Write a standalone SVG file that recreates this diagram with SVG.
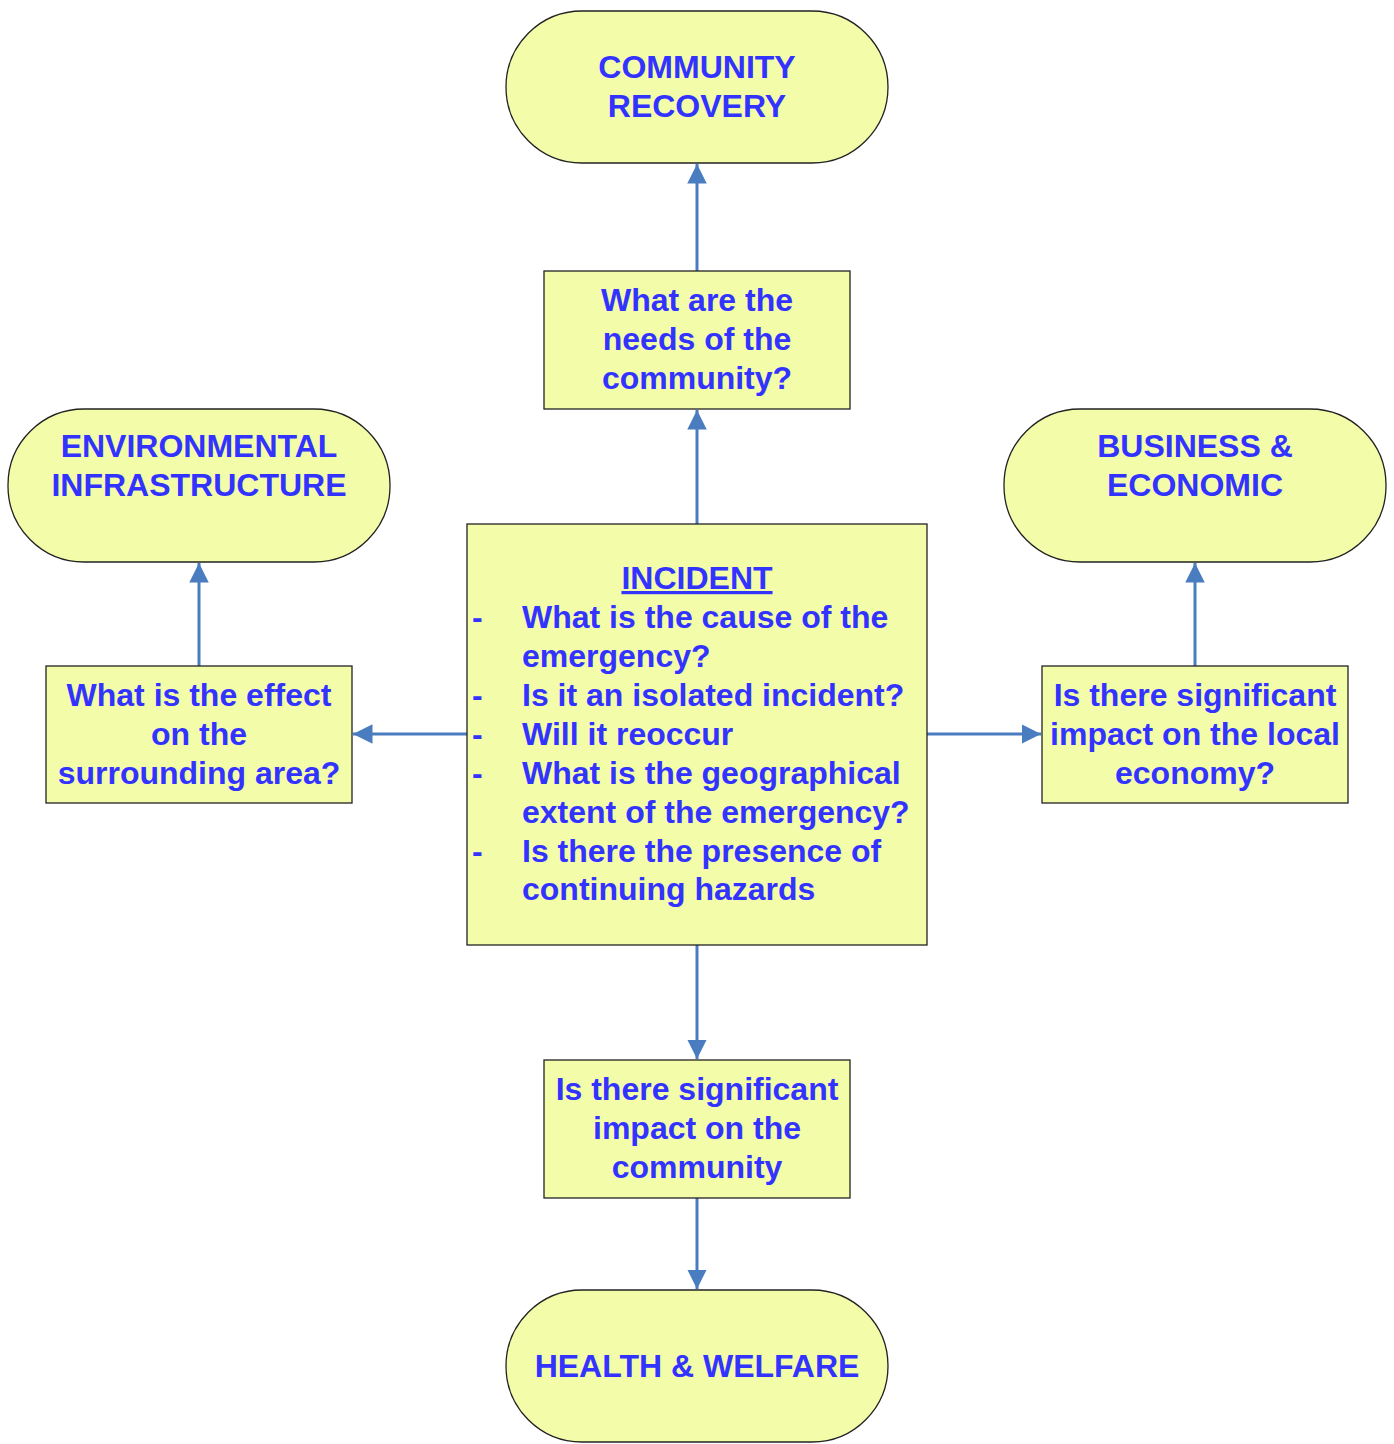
<svg xmlns="http://www.w3.org/2000/svg" width="1394" height="1444" viewBox="0 0 1394 1444">
<style>
.n{fill:#F3FCA9;stroke:#222;stroke-width:1.3}
.t{font-family:"Liberation Sans",Arial,sans-serif;font-weight:bold;font-size:32px;fill:#3333FF}
.c{text-anchor:middle}
.e{stroke:#4A7CC0;stroke-width:3;fill:none;marker-end:url(#ah)}
</style>
<defs>
<marker id="ah" viewBox="0 0 10 10" refX="10" refY="5" markerWidth="6.5" markerHeight="6.7" markerUnits="strokeWidth" orient="auto">
<path d="M0,0 L10,5 L0,10 z" fill="#4A7CC0"/>
</marker>
</defs>
<rect width="1394" height="1444" fill="#fff"/>
<g id="edges">
<path class="e" d="M697,271 V164"/>
<path class="e" d="M697,524 V410"/>
<path class="e" d="M199,666 V563"/>
<path class="e" d="M467,734 H353"/>
<path class="e" d="M927,734 H1041"/>
<path class="e" d="M1195,666 V563"/>
<path class="e" d="M697,945 V1059"/>
<path class="e" d="M697,1198 V1289"/>
</g>
<g id="community-recovery">
<rect class="n" x="506" y="11" width="382" height="152" rx="76"/>
<text class="t c" x="697" y="78">COMMUNITY</text>
<text class="t c" x="697" y="117">RECOVERY</text>
</g>
<g id="environmental">
<rect class="n" x="8" y="409" width="382" height="153" rx="76"/>
<text class="t c" x="199" y="457">ENVIRONMENTAL</text>
<text class="t c" x="199" y="496">INFRASTRUCTURE</text>
</g>
<g id="business">
<rect class="n" x="1004" y="409" width="382" height="153" rx="76"/>
<text class="t c" x="1195" y="457">BUSINESS &amp;</text>
<text class="t c" x="1195" y="496">ECONOMIC</text>
</g>
<g id="health">
<rect class="n" x="506" y="1290" width="382" height="152" rx="76"/>
<text class="t c" x="697" y="1377">HEALTH &amp; WELFARE</text>
</g>
<g id="needs">
<rect class="n" x="544" y="271" width="306" height="138"/>
<text class="t c" x="697" y="311">What are the</text>
<text class="t c" x="697" y="350">needs of the</text>
<text class="t c" x="697" y="389">community?</text>
</g>
<g id="effect">
<rect class="n" x="46" y="666" width="306" height="137"/>
<text class="t c" x="199" y="706">What is the effect</text>
<text class="t c" x="199" y="745">on the</text>
<text class="t c" x="199" y="784">surrounding area?</text>
</g>
<g id="economy">
<rect class="n" x="1042" y="666" width="306" height="137"/>
<text class="t c" x="1195" y="706">Is there significant</text>
<text class="t c" x="1195" y="745">impact on the local</text>
<text class="t c" x="1195" y="784">economy?</text>
</g>
<g id="impact">
<rect class="n" x="544" y="1060" width="306" height="138"/>
<text class="t c" x="697" y="1100">Is there significant</text>
<text class="t c" x="697" y="1139">impact on the</text>
<text class="t c" x="697" y="1178">community</text>
</g>
<g id="incident">
<rect class="n" x="467" y="524" width="460" height="421"/>
<text class="t c" x="697" y="589" text-decoration="underline">INCIDENT</text>
<text class="t" x="472" y="628">-</text><text class="t" x="522" y="628">What is the cause of the</text>
<text class="t" x="522" y="667">emergency?</text>
<text class="t" x="472" y="706">-</text><text class="t" x="522" y="706">Is it an isolated incident?</text>
<text class="t" x="472" y="745">-</text><text class="t" x="522" y="745">Will it reoccur</text>
<text class="t" x="472" y="784">-</text><text class="t" x="522" y="784">What is the geographical</text>
<text class="t" x="522" y="823">extent of the emergency?</text>
<text class="t" x="472" y="862">-</text><text class="t" x="522" y="862">Is there the presence of</text>
<text class="t" x="522" y="900">continuing hazards</text>
</g>
</svg>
- - - - - - -
• [Aim]:
Transcribe the material as is, with images omitted.

• [Reply]:
Write a standalone SVG file that recreates this diagram with SVG.
<svg xmlns="http://www.w3.org/2000/svg" width="1394" height="1444" viewBox="0 0 1394 1444">
<style>
.n{fill:#F3FCA9;stroke:#222;stroke-width:1.3}
.t{font-family:"Liberation Sans",Arial,sans-serif;font-weight:bold;font-size:32px;fill:#3333FF}
.c{text-anchor:middle}
.e{stroke:#4A7CC0;stroke-width:3;fill:none;marker-end:url(#ah)}
</style>
<defs>
<marker id="ah" viewBox="0 0 10 10" refX="10" refY="5" markerWidth="6.5" markerHeight="6.7" markerUnits="strokeWidth" orient="auto">
<path d="M0,0 L10,5 L0,10 z" fill="#4A7CC0"/>
</marker>
</defs>
<rect width="1394" height="1444" fill="#fff"/>
<g id="edges">
<path class="e" d="M697,271 V164"/>
<path class="e" d="M697,524 V410"/>
<path class="e" d="M199,666 V563"/>
<path class="e" d="M467,734 H353"/>
<path class="e" d="M927,734 H1041"/>
<path class="e" d="M1195,666 V563"/>
<path class="e" d="M697,945 V1059"/>
<path class="e" d="M697,1198 V1289"/>
</g>
<g id="community-recovery">
<rect class="n" x="506" y="11" width="382" height="152" rx="76"/>
<text class="t c" x="697" y="78">COMMUNITY</text>
<text class="t c" x="697" y="117">RECOVERY</text>
</g>
<g id="environmental">
<rect class="n" x="8" y="409" width="382" height="153" rx="76"/>
<text class="t c" x="199" y="457">ENVIRONMENTAL</text>
<text class="t c" x="199" y="496">INFRASTRUCTURE</text>
</g>
<g id="business">
<rect class="n" x="1004" y="409" width="382" height="153" rx="76"/>
<text class="t c" x="1195" y="457">BUSINESS &amp;</text>
<text class="t c" x="1195" y="496">ECONOMIC</text>
</g>
<g id="health">
<rect class="n" x="506" y="1290" width="382" height="152" rx="76"/>
<text class="t c" x="697" y="1377">HEALTH &amp; WELFARE</text>
</g>
<g id="needs">
<rect class="n" x="544" y="271" width="306" height="138"/>
<text class="t c" x="697" y="311">What are the</text>
<text class="t c" x="697" y="350">needs of the</text>
<text class="t c" x="697" y="389">community?</text>
</g>
<g id="effect">
<rect class="n" x="46" y="666" width="306" height="137"/>
<text class="t c" x="199" y="706">What is the effect</text>
<text class="t c" x="199" y="745">on the</text>
<text class="t c" x="199" y="784">surrounding area?</text>
</g>
<g id="economy">
<rect class="n" x="1042" y="666" width="306" height="137"/>
<text class="t c" x="1195" y="706">Is there significant</text>
<text class="t c" x="1195" y="745">impact on the local</text>
<text class="t c" x="1195" y="784">economy?</text>
</g>
<g id="impact">
<rect class="n" x="544" y="1060" width="306" height="138"/>
<text class="t c" x="697" y="1100">Is there significant</text>
<text class="t c" x="697" y="1139">impact on the</text>
<text class="t c" x="697" y="1178">community</text>
</g>
<g id="incident">
<rect class="n" x="467" y="524" width="460" height="421"/>
<text class="t c" x="697" y="589" text-decoration="underline">INCIDENT</text>
<text class="t" x="472" y="628">-</text><text class="t" x="522" y="628">What is the cause of the</text>
<text class="t" x="522" y="667">emergency?</text>
<text class="t" x="472" y="706">-</text><text class="t" x="522" y="706">Is it an isolated incident?</text>
<text class="t" x="472" y="745">-</text><text class="t" x="522" y="745">Will it reoccur</text>
<text class="t" x="472" y="784">-</text><text class="t" x="522" y="784">What is the geographical</text>
<text class="t" x="522" y="823">extent of the emergency?</text>
<text class="t" x="472" y="862">-</text><text class="t" x="522" y="862">Is there the presence of</text>
<text class="t" x="522" y="900">continuing hazards</text>
</g>
</svg>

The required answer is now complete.